Aim of the exercise. Find each line holding "with" and copy it out.

--- start Data provided ---

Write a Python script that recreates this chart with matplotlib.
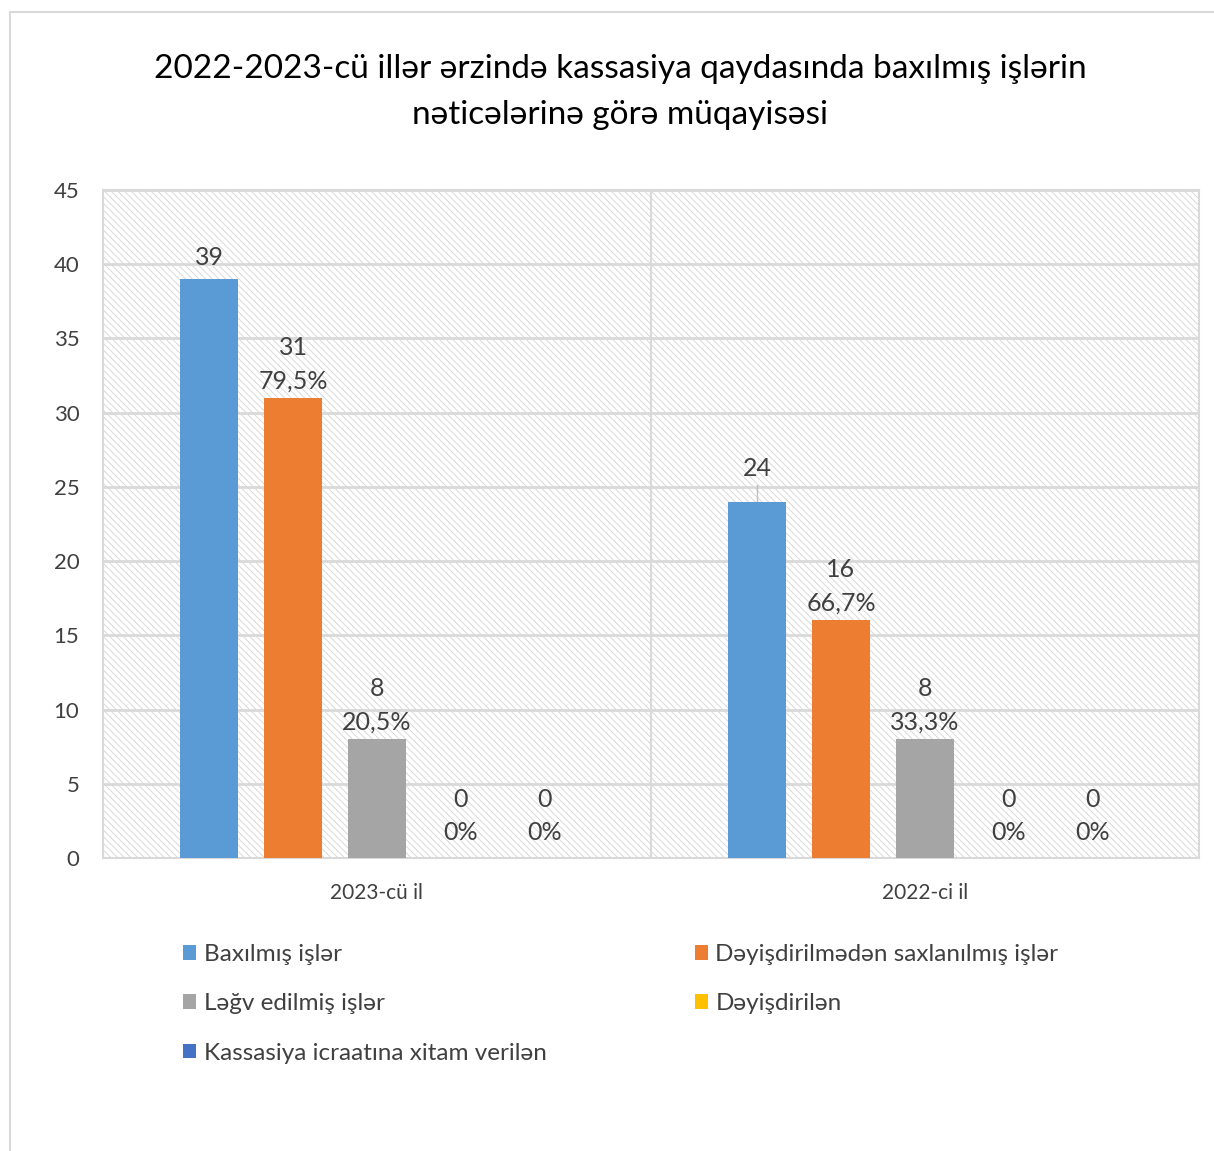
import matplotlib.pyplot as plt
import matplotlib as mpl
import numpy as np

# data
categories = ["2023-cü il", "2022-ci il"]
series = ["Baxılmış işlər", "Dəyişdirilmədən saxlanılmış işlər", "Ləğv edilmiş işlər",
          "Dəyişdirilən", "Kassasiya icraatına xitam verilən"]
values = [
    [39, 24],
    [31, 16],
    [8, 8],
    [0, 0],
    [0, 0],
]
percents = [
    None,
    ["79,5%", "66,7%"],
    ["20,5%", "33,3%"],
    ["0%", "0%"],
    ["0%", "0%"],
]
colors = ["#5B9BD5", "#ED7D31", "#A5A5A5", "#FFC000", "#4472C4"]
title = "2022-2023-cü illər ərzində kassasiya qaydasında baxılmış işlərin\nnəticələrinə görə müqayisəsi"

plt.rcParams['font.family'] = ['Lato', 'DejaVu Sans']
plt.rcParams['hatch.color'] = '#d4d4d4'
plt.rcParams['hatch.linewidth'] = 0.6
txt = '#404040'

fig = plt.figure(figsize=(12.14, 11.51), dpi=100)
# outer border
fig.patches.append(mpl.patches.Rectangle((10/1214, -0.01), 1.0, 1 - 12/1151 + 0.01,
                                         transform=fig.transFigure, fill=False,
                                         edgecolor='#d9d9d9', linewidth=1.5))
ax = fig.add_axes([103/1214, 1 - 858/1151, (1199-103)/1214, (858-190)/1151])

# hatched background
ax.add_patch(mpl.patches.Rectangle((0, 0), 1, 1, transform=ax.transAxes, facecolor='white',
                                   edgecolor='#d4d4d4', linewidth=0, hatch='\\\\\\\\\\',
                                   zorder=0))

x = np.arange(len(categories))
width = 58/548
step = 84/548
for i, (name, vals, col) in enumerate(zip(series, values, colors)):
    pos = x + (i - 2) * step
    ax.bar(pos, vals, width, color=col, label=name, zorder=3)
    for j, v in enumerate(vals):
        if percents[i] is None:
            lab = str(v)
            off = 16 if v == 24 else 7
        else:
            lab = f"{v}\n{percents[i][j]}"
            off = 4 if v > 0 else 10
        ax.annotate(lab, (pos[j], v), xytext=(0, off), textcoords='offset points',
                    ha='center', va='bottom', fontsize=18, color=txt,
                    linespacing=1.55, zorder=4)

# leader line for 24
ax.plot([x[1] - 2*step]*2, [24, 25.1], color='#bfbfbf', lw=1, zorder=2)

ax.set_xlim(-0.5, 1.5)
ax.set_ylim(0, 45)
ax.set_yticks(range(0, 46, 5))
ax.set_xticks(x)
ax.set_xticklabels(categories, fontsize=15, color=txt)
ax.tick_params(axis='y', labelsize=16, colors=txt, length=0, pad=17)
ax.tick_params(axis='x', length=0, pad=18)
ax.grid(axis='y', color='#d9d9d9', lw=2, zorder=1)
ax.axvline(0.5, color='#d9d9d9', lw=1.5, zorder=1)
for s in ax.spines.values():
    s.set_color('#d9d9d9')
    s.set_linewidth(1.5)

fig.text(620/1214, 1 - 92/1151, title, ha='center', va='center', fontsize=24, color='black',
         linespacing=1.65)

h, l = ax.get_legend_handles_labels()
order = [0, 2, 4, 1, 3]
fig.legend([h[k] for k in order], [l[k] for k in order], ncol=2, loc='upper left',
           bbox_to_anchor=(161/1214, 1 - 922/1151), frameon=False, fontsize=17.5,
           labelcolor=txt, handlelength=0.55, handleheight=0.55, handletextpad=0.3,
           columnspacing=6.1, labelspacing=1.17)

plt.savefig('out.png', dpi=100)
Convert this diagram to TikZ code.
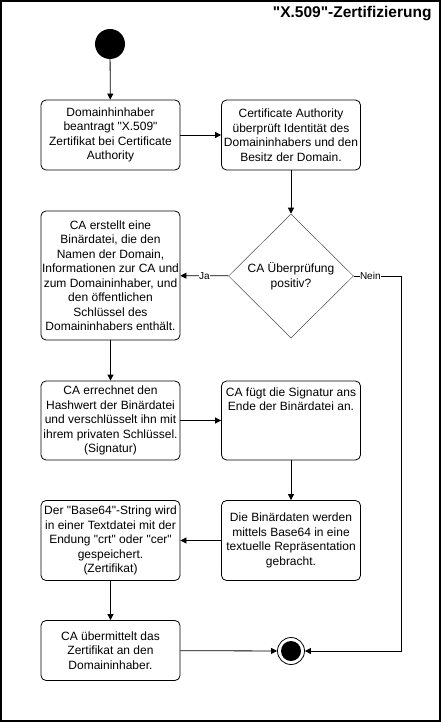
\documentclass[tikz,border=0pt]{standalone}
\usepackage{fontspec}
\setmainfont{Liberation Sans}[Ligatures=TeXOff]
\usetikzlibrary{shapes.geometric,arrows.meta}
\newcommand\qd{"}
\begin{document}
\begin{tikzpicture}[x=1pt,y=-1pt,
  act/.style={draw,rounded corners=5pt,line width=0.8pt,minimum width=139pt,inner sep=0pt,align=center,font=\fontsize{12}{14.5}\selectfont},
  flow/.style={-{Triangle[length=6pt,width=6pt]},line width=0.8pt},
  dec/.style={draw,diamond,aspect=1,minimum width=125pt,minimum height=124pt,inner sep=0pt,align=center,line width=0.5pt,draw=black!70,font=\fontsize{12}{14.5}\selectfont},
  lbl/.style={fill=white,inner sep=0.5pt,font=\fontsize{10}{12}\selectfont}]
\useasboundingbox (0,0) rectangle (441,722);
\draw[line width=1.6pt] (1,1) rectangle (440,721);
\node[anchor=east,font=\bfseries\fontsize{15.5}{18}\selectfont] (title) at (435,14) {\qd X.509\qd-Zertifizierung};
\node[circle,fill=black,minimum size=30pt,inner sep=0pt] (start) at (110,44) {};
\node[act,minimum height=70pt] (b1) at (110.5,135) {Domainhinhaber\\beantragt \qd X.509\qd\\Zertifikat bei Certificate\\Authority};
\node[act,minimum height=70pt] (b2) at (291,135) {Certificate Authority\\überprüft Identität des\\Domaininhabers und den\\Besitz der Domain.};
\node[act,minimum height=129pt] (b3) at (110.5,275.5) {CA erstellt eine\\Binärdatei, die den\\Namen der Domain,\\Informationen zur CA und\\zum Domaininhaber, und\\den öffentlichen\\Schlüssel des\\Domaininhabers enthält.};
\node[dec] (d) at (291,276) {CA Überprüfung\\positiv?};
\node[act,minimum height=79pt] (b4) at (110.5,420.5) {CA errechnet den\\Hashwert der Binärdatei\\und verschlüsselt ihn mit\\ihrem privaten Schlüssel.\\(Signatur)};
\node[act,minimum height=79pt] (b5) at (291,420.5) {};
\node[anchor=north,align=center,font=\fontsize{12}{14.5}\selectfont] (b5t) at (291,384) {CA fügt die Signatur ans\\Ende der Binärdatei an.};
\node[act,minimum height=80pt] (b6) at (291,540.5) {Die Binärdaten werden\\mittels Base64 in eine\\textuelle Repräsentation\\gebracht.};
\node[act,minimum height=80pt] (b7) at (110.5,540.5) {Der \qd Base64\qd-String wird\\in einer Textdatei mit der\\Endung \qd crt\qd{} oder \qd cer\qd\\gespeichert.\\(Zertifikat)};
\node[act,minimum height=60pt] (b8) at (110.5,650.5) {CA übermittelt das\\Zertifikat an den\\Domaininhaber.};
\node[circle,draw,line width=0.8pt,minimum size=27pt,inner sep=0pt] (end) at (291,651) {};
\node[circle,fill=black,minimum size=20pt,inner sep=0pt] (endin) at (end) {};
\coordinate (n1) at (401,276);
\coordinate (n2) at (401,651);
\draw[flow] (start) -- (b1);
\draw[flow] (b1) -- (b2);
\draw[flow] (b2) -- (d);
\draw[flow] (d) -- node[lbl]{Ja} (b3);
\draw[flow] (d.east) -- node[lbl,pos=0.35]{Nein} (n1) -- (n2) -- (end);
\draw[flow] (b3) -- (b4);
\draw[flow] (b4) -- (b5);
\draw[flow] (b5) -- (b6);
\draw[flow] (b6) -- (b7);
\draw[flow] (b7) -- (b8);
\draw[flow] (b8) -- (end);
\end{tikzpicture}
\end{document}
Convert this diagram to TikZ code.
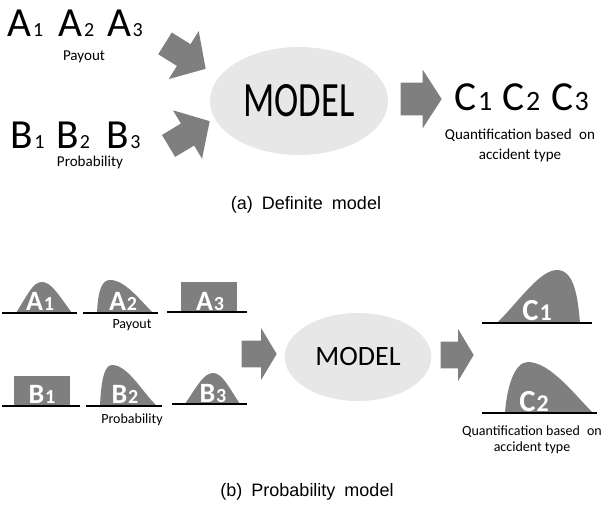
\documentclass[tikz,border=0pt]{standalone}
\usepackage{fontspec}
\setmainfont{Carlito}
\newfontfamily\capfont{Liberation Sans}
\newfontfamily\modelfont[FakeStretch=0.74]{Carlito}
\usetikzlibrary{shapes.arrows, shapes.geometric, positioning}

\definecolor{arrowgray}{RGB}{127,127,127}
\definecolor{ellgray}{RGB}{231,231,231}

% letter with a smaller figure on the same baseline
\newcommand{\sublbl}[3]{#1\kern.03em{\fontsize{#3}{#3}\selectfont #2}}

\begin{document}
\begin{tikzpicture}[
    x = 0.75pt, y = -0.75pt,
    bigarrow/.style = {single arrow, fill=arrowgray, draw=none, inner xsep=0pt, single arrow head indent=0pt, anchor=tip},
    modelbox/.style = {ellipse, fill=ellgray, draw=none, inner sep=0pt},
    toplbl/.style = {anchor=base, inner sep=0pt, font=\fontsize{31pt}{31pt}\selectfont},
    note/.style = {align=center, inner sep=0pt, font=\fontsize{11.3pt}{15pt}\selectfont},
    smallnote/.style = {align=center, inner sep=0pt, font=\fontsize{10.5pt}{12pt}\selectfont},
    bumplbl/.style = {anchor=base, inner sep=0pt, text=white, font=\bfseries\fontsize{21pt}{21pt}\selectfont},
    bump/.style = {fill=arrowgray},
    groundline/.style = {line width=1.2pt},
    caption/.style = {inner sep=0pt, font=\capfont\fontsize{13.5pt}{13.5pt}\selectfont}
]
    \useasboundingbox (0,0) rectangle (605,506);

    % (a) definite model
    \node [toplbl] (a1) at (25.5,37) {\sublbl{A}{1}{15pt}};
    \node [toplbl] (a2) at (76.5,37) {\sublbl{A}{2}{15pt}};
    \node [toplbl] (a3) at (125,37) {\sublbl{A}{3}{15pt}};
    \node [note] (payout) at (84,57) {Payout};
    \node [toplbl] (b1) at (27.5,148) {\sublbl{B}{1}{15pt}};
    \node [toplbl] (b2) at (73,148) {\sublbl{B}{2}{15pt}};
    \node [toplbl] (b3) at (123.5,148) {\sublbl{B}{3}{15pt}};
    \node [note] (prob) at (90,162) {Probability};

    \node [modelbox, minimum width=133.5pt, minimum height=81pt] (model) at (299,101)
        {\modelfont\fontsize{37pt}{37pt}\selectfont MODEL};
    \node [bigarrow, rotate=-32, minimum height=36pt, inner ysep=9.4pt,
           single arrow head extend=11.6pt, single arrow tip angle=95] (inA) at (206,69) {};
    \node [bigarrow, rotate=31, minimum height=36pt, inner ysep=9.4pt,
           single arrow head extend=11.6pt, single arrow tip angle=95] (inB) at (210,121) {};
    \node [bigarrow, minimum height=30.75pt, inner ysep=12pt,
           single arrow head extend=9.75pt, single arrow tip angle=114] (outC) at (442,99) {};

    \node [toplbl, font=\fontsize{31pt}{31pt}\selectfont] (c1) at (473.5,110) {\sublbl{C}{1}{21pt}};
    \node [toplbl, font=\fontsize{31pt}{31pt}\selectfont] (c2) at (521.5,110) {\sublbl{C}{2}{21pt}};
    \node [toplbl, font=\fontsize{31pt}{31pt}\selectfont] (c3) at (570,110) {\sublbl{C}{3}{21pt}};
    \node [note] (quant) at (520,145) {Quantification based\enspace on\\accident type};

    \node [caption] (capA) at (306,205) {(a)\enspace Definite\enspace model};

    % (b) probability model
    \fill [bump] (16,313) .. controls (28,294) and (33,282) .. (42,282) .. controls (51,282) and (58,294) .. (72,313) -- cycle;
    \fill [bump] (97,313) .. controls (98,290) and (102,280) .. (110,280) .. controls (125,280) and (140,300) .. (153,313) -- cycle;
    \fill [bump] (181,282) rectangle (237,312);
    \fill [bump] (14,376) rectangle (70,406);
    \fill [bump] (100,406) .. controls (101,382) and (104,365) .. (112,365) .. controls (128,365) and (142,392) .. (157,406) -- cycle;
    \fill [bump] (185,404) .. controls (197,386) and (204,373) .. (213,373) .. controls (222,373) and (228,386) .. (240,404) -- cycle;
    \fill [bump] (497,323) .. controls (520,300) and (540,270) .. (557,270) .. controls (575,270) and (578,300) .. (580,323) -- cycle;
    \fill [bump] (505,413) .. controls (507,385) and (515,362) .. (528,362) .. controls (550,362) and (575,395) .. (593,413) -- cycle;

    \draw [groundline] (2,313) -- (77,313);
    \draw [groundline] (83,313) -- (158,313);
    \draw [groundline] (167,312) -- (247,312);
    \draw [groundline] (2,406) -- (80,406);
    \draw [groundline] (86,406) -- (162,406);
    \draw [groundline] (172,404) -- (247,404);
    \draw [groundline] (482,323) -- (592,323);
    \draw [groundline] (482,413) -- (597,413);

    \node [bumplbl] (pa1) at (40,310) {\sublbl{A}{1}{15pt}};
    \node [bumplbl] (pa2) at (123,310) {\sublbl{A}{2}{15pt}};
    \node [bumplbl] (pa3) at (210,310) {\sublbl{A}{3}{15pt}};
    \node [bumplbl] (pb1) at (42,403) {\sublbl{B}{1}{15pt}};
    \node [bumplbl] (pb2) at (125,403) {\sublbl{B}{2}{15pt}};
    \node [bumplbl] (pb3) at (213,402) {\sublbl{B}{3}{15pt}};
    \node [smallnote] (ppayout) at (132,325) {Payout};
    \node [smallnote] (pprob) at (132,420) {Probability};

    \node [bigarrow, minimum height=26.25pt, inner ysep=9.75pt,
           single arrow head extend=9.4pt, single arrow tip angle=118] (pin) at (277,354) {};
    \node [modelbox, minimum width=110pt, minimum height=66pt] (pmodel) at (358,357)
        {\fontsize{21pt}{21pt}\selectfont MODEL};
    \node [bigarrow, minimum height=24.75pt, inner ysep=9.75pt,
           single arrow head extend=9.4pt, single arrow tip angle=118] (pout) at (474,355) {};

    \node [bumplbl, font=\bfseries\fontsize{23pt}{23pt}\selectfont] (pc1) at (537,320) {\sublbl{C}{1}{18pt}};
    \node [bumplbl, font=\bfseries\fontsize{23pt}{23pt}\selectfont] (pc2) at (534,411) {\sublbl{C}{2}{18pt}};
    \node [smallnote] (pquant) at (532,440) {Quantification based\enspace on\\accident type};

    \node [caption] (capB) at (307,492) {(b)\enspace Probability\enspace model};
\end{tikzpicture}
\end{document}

--- end Data provided ---

Exercise output.
Write a Python script that recreates this chart with matplotlib.
% letter with a smaller figure on the same baseline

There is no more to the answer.